## begin RECORDS TO PROCESS
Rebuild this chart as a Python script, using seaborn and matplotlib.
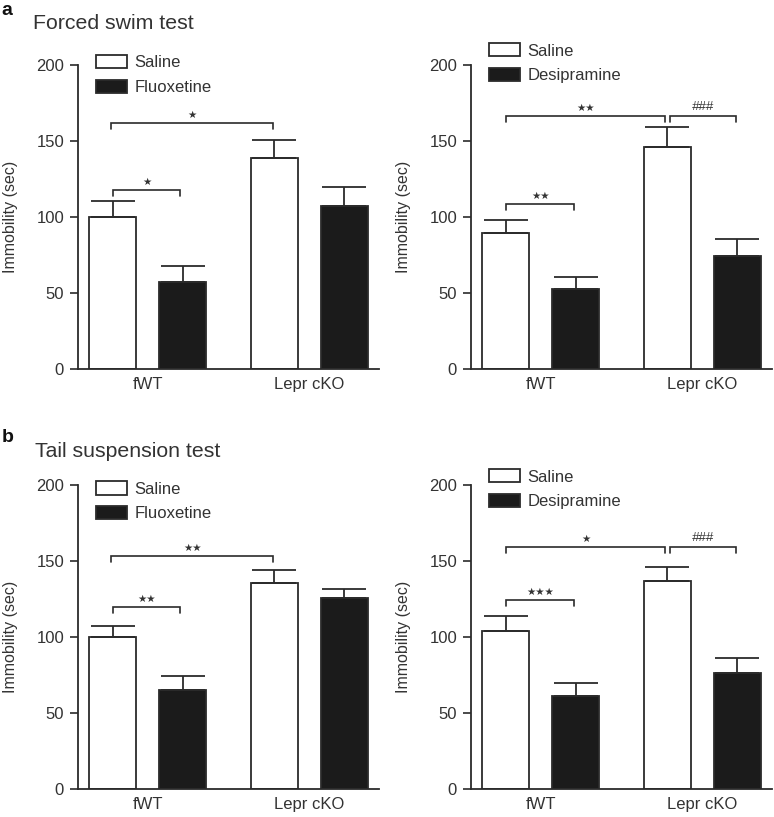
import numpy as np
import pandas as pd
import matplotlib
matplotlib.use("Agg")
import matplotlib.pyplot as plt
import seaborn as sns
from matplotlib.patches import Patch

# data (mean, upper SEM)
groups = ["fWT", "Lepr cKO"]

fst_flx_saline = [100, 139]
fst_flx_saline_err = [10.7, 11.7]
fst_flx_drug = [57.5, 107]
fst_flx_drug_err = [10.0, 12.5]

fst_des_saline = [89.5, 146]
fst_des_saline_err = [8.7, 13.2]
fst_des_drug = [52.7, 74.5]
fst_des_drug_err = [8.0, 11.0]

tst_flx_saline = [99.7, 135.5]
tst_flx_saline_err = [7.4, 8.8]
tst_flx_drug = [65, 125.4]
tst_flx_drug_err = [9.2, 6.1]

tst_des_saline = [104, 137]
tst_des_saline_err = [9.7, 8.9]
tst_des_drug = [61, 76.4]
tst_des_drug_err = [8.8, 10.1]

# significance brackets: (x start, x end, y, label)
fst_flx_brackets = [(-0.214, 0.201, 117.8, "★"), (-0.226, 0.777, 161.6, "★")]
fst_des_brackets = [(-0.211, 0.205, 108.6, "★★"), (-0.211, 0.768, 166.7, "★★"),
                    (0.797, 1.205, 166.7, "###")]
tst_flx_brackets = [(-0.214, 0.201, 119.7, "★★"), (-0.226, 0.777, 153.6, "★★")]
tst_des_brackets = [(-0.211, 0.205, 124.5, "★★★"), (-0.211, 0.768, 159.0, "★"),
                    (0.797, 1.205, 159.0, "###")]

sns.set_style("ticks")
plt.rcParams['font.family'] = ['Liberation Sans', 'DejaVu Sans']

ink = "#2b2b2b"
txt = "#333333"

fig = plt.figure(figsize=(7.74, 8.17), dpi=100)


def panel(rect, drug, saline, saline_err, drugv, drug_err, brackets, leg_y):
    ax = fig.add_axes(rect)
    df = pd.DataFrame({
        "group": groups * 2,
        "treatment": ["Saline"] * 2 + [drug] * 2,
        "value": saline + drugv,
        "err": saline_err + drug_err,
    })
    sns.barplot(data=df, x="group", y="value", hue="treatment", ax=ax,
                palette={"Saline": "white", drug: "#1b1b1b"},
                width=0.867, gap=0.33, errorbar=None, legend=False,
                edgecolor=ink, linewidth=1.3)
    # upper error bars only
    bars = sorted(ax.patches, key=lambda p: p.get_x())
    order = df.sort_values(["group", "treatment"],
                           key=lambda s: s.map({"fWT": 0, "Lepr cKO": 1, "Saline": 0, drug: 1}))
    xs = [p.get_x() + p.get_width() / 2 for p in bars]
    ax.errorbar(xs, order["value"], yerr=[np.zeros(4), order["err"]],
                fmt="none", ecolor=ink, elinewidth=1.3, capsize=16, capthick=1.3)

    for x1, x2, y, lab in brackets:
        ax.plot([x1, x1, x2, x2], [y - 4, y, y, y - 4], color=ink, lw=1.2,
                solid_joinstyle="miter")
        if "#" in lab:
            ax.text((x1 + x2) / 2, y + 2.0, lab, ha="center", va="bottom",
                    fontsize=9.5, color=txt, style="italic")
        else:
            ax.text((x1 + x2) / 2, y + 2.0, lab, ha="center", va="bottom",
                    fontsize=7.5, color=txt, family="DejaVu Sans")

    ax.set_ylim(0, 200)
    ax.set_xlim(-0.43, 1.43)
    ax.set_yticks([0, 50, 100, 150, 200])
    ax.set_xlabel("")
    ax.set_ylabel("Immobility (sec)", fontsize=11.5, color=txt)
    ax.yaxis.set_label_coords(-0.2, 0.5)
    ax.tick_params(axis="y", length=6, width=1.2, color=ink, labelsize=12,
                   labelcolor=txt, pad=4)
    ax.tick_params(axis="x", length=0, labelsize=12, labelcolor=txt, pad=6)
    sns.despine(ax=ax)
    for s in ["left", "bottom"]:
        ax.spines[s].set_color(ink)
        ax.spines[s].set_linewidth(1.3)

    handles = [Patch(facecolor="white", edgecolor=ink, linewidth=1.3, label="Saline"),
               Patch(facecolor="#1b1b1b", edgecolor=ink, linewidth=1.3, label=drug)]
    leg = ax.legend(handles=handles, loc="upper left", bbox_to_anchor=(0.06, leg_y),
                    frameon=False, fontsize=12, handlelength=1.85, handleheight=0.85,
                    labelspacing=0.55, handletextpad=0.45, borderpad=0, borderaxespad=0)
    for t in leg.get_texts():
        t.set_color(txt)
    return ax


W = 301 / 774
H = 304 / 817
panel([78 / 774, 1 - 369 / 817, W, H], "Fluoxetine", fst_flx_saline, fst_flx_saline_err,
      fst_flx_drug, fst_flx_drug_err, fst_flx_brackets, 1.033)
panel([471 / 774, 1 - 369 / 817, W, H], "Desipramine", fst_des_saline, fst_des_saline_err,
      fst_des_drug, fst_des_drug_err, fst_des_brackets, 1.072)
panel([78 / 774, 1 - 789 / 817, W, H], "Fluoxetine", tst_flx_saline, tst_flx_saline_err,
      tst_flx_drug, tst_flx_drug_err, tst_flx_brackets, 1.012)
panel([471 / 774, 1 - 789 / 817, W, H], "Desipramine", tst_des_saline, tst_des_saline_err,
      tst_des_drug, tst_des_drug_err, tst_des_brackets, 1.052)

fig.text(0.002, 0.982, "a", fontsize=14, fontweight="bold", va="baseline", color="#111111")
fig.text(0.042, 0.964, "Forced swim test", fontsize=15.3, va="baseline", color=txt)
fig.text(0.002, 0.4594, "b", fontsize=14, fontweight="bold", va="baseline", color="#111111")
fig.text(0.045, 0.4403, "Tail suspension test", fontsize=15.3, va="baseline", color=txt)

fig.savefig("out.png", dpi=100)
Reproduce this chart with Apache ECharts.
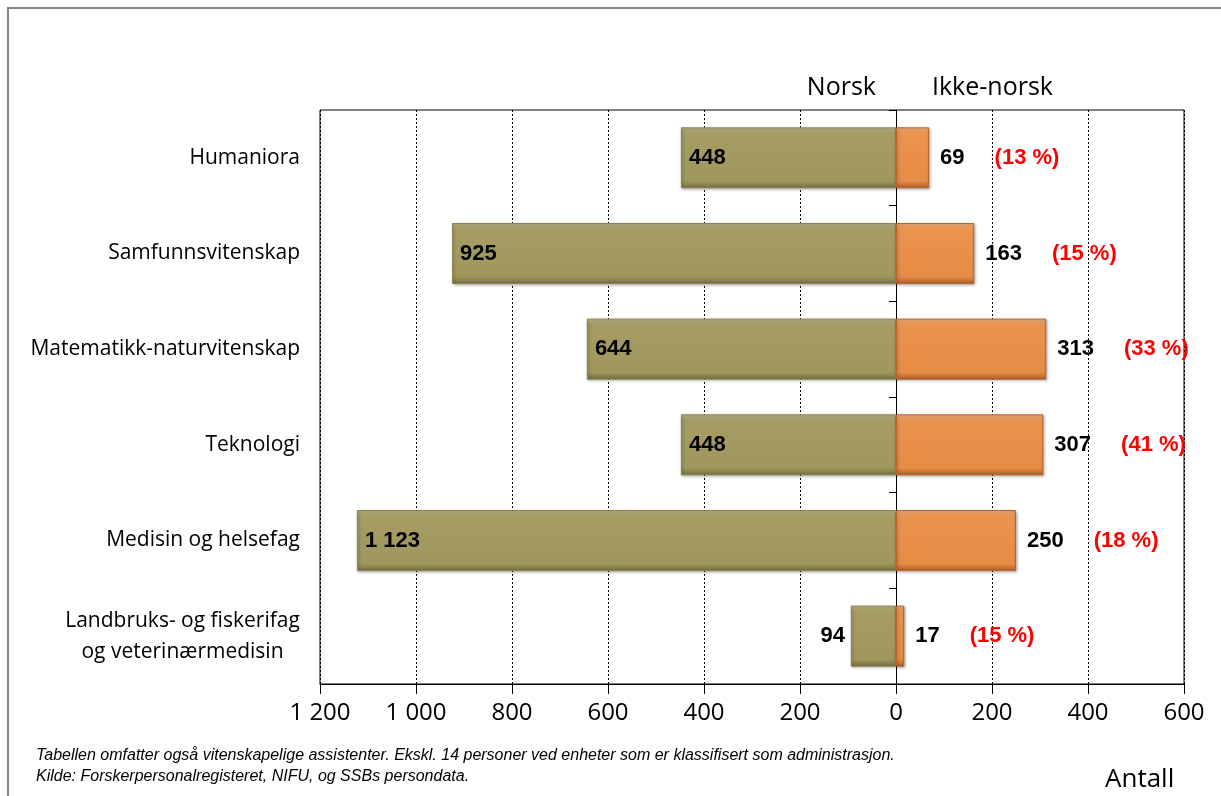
## end RECORDS TO PROCESS
> **CHALLENGE**:
Go back to the entries above and restate word for word every line from the first through the one that contains "fst_flx_drug_err = [10.0, 12.5]", leaving the pictures behind.

> **EXERCISE OUTPUT**:
Rebuild this chart as a Python script, using seaborn and matplotlib.
import numpy as np
import pandas as pd
import matplotlib
matplotlib.use("Agg")
import matplotlib.pyplot as plt
import seaborn as sns
from matplotlib.patches import Patch

# data (mean, upper SEM)
groups = ["fWT", "Lepr cKO"]

fst_flx_saline = [100, 139]
fst_flx_saline_err = [10.7, 11.7]
fst_flx_drug = [57.5, 107]
fst_flx_drug_err = [10.0, 12.5]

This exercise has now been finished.